━━ Data for the task

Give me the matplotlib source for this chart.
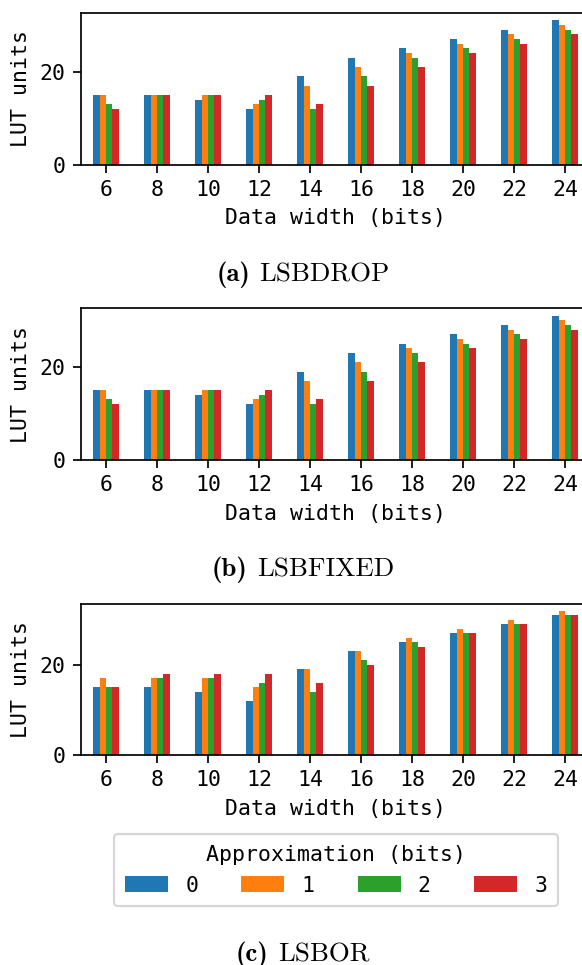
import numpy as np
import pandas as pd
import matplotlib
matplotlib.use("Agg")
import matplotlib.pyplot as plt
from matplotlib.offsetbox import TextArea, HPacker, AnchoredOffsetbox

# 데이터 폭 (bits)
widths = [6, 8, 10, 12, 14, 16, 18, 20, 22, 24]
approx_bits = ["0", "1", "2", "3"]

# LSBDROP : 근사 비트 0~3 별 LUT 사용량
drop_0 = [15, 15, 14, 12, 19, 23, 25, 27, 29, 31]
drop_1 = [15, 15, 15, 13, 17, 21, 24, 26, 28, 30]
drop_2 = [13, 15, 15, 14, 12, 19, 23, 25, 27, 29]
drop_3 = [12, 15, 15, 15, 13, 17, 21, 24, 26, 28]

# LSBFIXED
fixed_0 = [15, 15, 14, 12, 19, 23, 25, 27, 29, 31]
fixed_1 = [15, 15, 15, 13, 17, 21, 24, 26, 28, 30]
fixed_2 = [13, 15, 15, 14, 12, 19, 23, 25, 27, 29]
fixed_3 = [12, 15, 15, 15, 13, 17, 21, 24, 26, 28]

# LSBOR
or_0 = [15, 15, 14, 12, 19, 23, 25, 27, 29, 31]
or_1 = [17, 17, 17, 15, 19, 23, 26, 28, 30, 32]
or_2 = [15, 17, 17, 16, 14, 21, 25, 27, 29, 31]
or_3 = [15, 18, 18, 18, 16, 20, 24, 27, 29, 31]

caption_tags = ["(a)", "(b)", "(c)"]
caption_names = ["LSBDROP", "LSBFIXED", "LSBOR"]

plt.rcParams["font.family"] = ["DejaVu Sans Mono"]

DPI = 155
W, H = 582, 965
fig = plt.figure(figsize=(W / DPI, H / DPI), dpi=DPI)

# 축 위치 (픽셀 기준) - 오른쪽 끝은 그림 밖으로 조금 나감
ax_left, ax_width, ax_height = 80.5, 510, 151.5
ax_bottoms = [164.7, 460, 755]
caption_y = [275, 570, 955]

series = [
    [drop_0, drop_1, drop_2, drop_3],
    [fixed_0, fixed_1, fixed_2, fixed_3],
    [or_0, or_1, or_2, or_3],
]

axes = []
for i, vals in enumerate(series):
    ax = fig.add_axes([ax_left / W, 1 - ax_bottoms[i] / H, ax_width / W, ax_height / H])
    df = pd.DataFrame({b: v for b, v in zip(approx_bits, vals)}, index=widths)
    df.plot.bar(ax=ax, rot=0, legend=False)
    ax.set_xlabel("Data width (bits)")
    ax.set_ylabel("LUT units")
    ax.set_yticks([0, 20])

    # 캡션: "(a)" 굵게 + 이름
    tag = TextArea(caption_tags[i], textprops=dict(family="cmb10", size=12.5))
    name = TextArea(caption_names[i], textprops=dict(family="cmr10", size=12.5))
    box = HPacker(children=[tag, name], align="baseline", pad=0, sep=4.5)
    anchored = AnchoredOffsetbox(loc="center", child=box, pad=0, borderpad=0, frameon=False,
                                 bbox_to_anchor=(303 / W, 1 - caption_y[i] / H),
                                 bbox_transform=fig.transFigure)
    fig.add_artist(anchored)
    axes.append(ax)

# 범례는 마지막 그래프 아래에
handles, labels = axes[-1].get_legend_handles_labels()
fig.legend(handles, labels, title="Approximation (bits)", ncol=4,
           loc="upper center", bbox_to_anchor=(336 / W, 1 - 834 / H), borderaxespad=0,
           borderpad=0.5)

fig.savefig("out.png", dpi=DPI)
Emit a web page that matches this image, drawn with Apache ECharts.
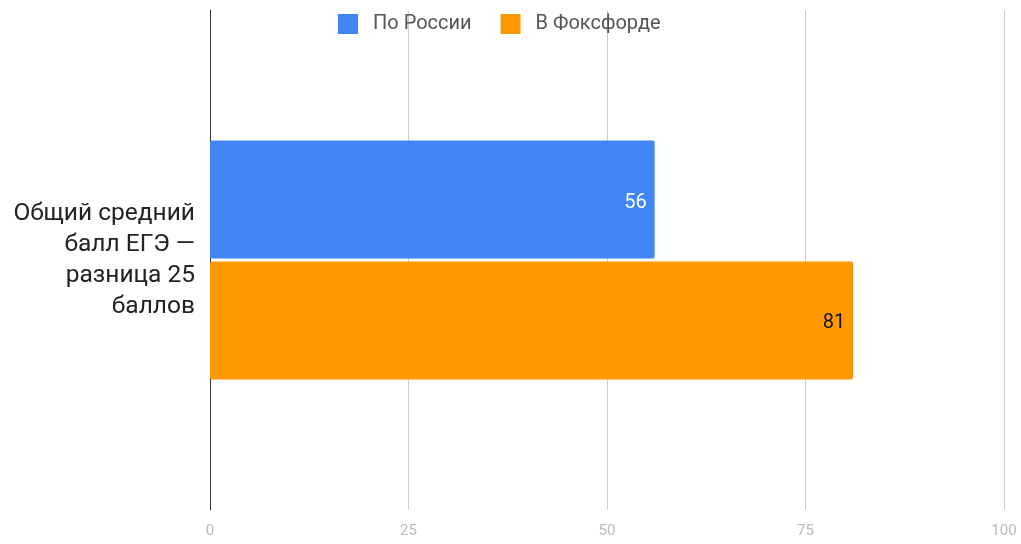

━━━━

Do this:
Repeat only what runs from the first line of the records above to the line with "from matplotlib.offsetbox import", both included, word for word, minus the pictures.

Exercise result:
Give me the matplotlib source for this chart.
import numpy as np
import pandas as pd
import matplotlib
matplotlib.use("Agg")
import matplotlib.pyplot as plt
from matplotlib.offsetbox import TextArea, HPacker, AnchoredOffsetbox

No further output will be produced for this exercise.